The Commission argues that fixed yearly funds provided by the Dutch government since 2001 served to improve the region’s connectivity and took pressure off congested hubs in the region, such as Amsterdam Schiphol.
It further deems the aid to have “provided an incentive to Groningen airport to adapt its business model and rationalise its operations in order to become profitable in the long term”. The regional facility was foreseen as breaking even in 2017, allowing aid to be phased out by 2016.
“The case of Groningen airport shows that operating aid granted for a transitional period can be combined with incentives for small airports to increase their efficiency, adjust their business model and to eventually become profitable,” says Joaquin Almunia, who heads competition policy at the Commission.
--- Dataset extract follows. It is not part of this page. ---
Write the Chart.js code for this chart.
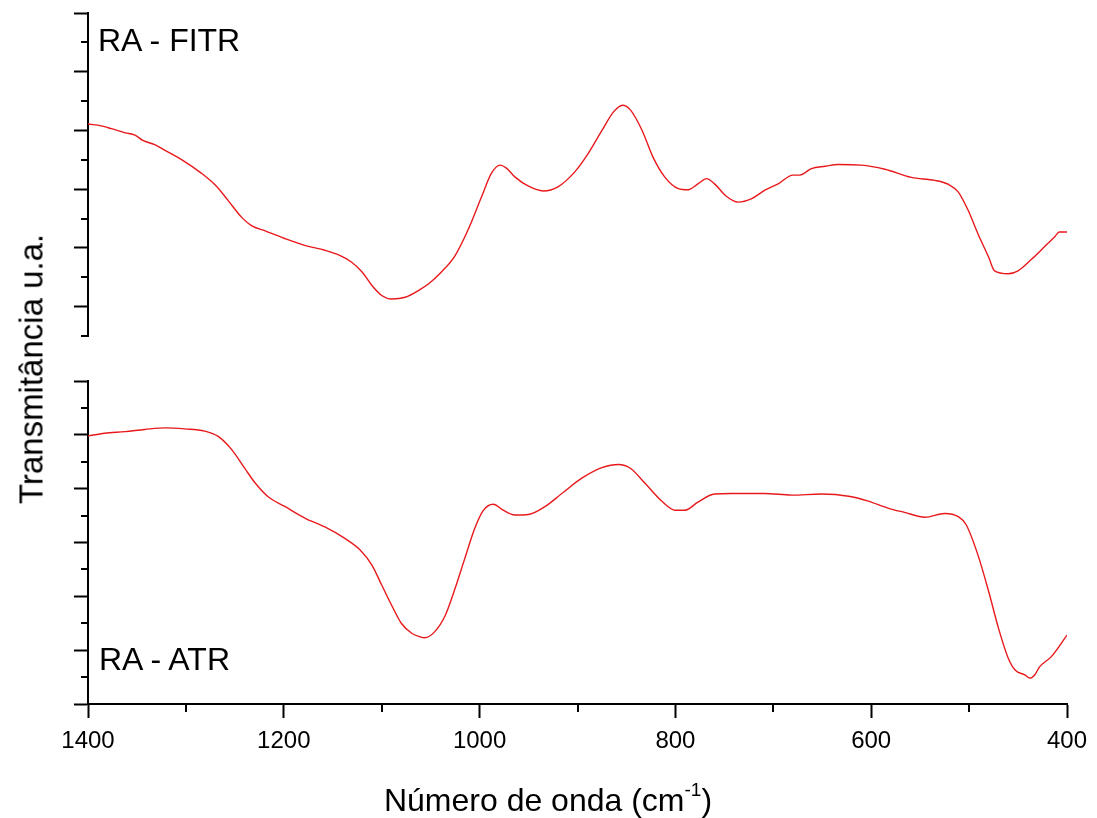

In separate investigations, the Commission has found that a €12.7 million subsidy given to the company managing Verona and Brescia airports – Aeroporto Valerio Catullo di Verona Villafranca – also complied with EU state-aid rules.
The authority concluded that the funds “will improve the mobility of citizens and meet transport needs in northern Italy, in line with EU transport policy objectives and without unduly distorting competition in the single market”.
In a case testing the Commission’s new guidelines on state aid to airlines, also introduced in April, it judged that a Spanish scheme to provide start-up aid to carriers launching new routes to the Canary Islands was in line with the rules and would not distort competition.